§ Major KELLEY
asked the Secretary of State for the Colonies whether the Irish Free State Constitution, as drafted, fails to provide that a British 1936W subject from Yorkshire, or elsewhere in England, becoming domiciled in Southern Ireland shall automatically enjoy full citizenship in the Free State; and whether he is prepared to intimate that, failing such recognition of common citizenship, all Irishmen coming to Yorkshire or elsewhere in England will have to register under the Aliens Act?
§ Mr. CHURCHILL
The Constitution of the Irish Free State, as drafted, does not purport to determine the future acquisition of citizenship in the Free State. It only defines who will be Irish Free State citizens at the date when the Constitution comes in operation.

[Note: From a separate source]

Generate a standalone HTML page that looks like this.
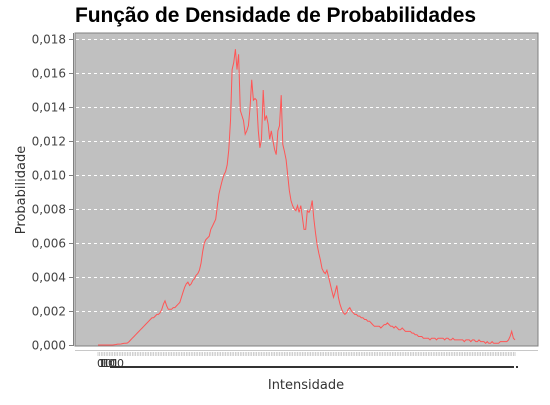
<!DOCTYPE html>
<html><head><meta charset="utf-8"><style>
body{margin:0;background:#fff;width:550px;height:400px;overflow:hidden;font-family:"Liberation Sans",sans-serif}
</style></head><body>
<svg id="chart" width="550" height="400" xmlns="http://www.w3.org/2000/svg">
<text x="75" y="22" font-family="Liberation Sans,sans-serif" font-weight="bold" font-size="21" fill="#000" textLength="401">Função de Densidade de Probabilidades</text>
<rect x="75" y="33" width="463" height="313" fill="#c0c0c0" stroke="#808080" stroke-width="1"/>
<g id="grid"></g><g id="yticks"></g><g id="xticks"></g>
<path id="series" fill="none" stroke="#ff5555" stroke-width="1"/>
<line x1="73.5" y1="33" x2="73.5" y2="346" stroke="#808080"/>
<line x1="75" y1="350.5" x2="538" y2="350.5" stroke="#c8c8c8"/>
<g font-size="11" fill="#333" font-family="DejaVu Sans,sans-serif">
<text x="97" y="367">0</text><text x="99" y="367">1</text><text x="101" y="367">10</text><text x="103" y="367">100</text><text x="98" y="367">101</text>
</g>
<line x1="110" y1="367" x2="514" y2="367" stroke="#333" stroke-width="2"/>
<rect x="516" y="366" width="2" height="2" fill="#333"/>
<text x="306" y="389" text-anchor="middle" font-family="DejaVu Sans,sans-serif" font-size="13" fill="#333">Intensidade</text>
<text transform="translate(25,190) rotate(-90)" text-anchor="middle" font-family="DejaVu Sans,sans-serif" font-size="13" fill="#333">Probabilidade</text>
</svg>
<script>
const values=[0,0,0,0,0,0,0,0,0,0,
0.00002,0.00003,0.00005,0.00005,0.00006,0.00008,0.0001,0.0001,0.00012,0.0002,
0.0003,0.0004,0.0005,0.0006,0.0007,0.0008,0.0009,0.001,0.0011,0.0012,
0.0013,0.0014,0.0015,0.0016,0.0016,0.0017,0.0018,0.0018,0.0019,0.0021,
0.0024,0.0026,0.0023,0.0021,0.0021,0.0021,0.0022,0.0022,0.0023,0.0024,
0.0025,0.0028,0.0031,0.0034,0.0036,0.0037,0.0035,0.0036,0.0038,0.0039,
0.0041,0.0042,0.0044,0.0048,0.0055,0.0060,0.0062,0.0063,0.0064,0.0068,
0.0070,0.0072,0.0074,0.0082,0.0089,0.0093,0.0097,0.0100,0.0102,0.0106,
0.0115,0.0132,0.0162,0.0166,0.0174,0.0162,0.0171,0.0138,0.0135,0.0132,
0.0124,0.0126,0.0129,0.0140,0.0156,0.0144,0.0145,0.0144,0.0126,0.0116,
0.0121,0.0150,0.0132,0.0135,0.0130,0.0121,0.0126,0.0120,0.0115,0.0112,
0.0126,0.0129,0.0147,0.0118,0.0114,0.0109,0.0100,0.0091,0.0085,0.0082,
0.0080,0.0079,0.0082,0.0078,0.0082,0.0075,0.0068,0.0068,0.0079,0.0078,
0.0080,0.0085,0.0074,0.0066,0.0059,0.0054,0.0050,0.0045,0.0043,0.0042,
0.0044,0.0040,0.0036,0.0032,0.0028,0.0031,0.0035,0.0028,0.0024,0.0021,
0.0019,0.0018,0.0019,0.0021,0.0022,0.0020,0.0019,0.0018,0.0018,0.0017,
0.0017,0.0016,0.0016,0.0015,0.0015,0.0014,0.0014,0.0013,0.0012,0.0011,
0.0011,0.0011,0.0011,0.0010,0.0011,0.0012,0.0012,0.0013,0.0012,0.0011,
0.0011,0.0010,0.0011,0.0010,0.0009,0.0009,0.0010,0.0009,0.0008,0.0008,
0.0008,0.0008,0.0007,0.0007,0.0006,0.0006,0.0005,0.0005,0.0005,0.0004,
0.0004,0.0004,0.0004,0.0003,0.0004,0.0004,0.0004,0.0003,0.0004,0.0004,
0.0004,0.0004,0.0003,0.0004,0.0004,0.0003,0.0003,0.0004,0.0003,0.0003,
0.0003,0.0003,0.0003,0.0003,0.0002,0.0003,0.0003,0.0003,0.0002,0.0003,
0.0003,0.0002,0.0002,0.0003,0.0002,0.0002,0.0002,0.0001,0.0002,0.0001,
0.0001,0.0002,0.0001,0.0001,0.0001,0.0001,0.0002,0.0002,0.0002,0.0002,
0.0002,0.0003,0.0005,0.0008,0.0004,0.0003];
const yTicks=[0,0.002,0.004,0.006,0.008,0.010,0.012,0.014,0.016,0.018];
const yTickLabels=["0,000","0,002","0,004","0,006","0,008","0,010","0,012","0,014","0,016","0,018"];
const NS="http://www.w3.org/2000/svg";
function xs(i){return 98+i*(515-98)/(values.length-1);}
function ys(v){return 345-v/0.018*306;}
const grid=document.getElementById('grid'),yt=document.getElementById('yticks'),xt=document.getElementById('xticks');
yTicks.forEach((t,k)=>{
  const y=Math.round(ys(t))+0.5;
  if(t>0){const g=document.createElementNS(NS,'line');
  
  
  g.setAttribute('x1',76);g.setAttribute('x2',537);g.setAttribute('y1',y);g.setAttribute('y2',y);
  g.setAttribute('stroke','#fff');g.setAttribute('stroke-dasharray','3,3');grid.appendChild(g);}
  const tk=document.createElementNS(NS,'line');
  
  
  tk.setAttribute('x1',69);tk.setAttribute('x2',73);tk.setAttribute('y1',y);tk.setAttribute('y2',y);tk.setAttribute('stroke','#808080');yt.appendChild(tk);
  const tx=document.createElementNS(NS,'text');
  
  
  tx.setAttribute('x',66);tx.setAttribute('y',y+4);tx.setAttribute('text-anchor','end');tx.setAttribute('font-size','12');tx.setAttribute('font-family','DejaVu Sans,sans-serif');tx.setAttribute('fill','#444');
  tx.textContent=yTickLabels[k];yt.appendChild(tx);
});
for(let i=0;i<values.length;i++){
  const tk=document.createElementNS(NS,'line');
  
  
  const x=xs(i);
  tk.setAttribute('x1',x);tk.setAttribute('x2',x);tk.setAttribute('y1',352);tk.setAttribute('y2',356);tk.setAttribute('stroke','#bbb');tk.setAttribute('stroke-width','0.7');xt.appendChild(tk);
}
document.getElementById('series').setAttribute('d',values.map((v,i)=>(i?'L':'M')+xs(i).toFixed(1)+','+ys(v).toFixed(1)).join(''));
</script>
</body></html>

Any British subject from Yorkshire or elsewhere in England, if domiciled in the Free State at that date, will be entitled to Free State citizenship if he himself or either of his parents were born in Ireland, or if at that date he has been domiciled in the area of the Free State for seven years. The acquisition of citizenship after the Constitution comes into operation will depend upon further legislation by the Irish Free State. The answer to the second part of the question is in the negative; but, of course, Parliament can at any time institute any discrimination it may think desirable, though such discrimination would not necessarily take the form of requiring Irishmen to register under the Aliens Act.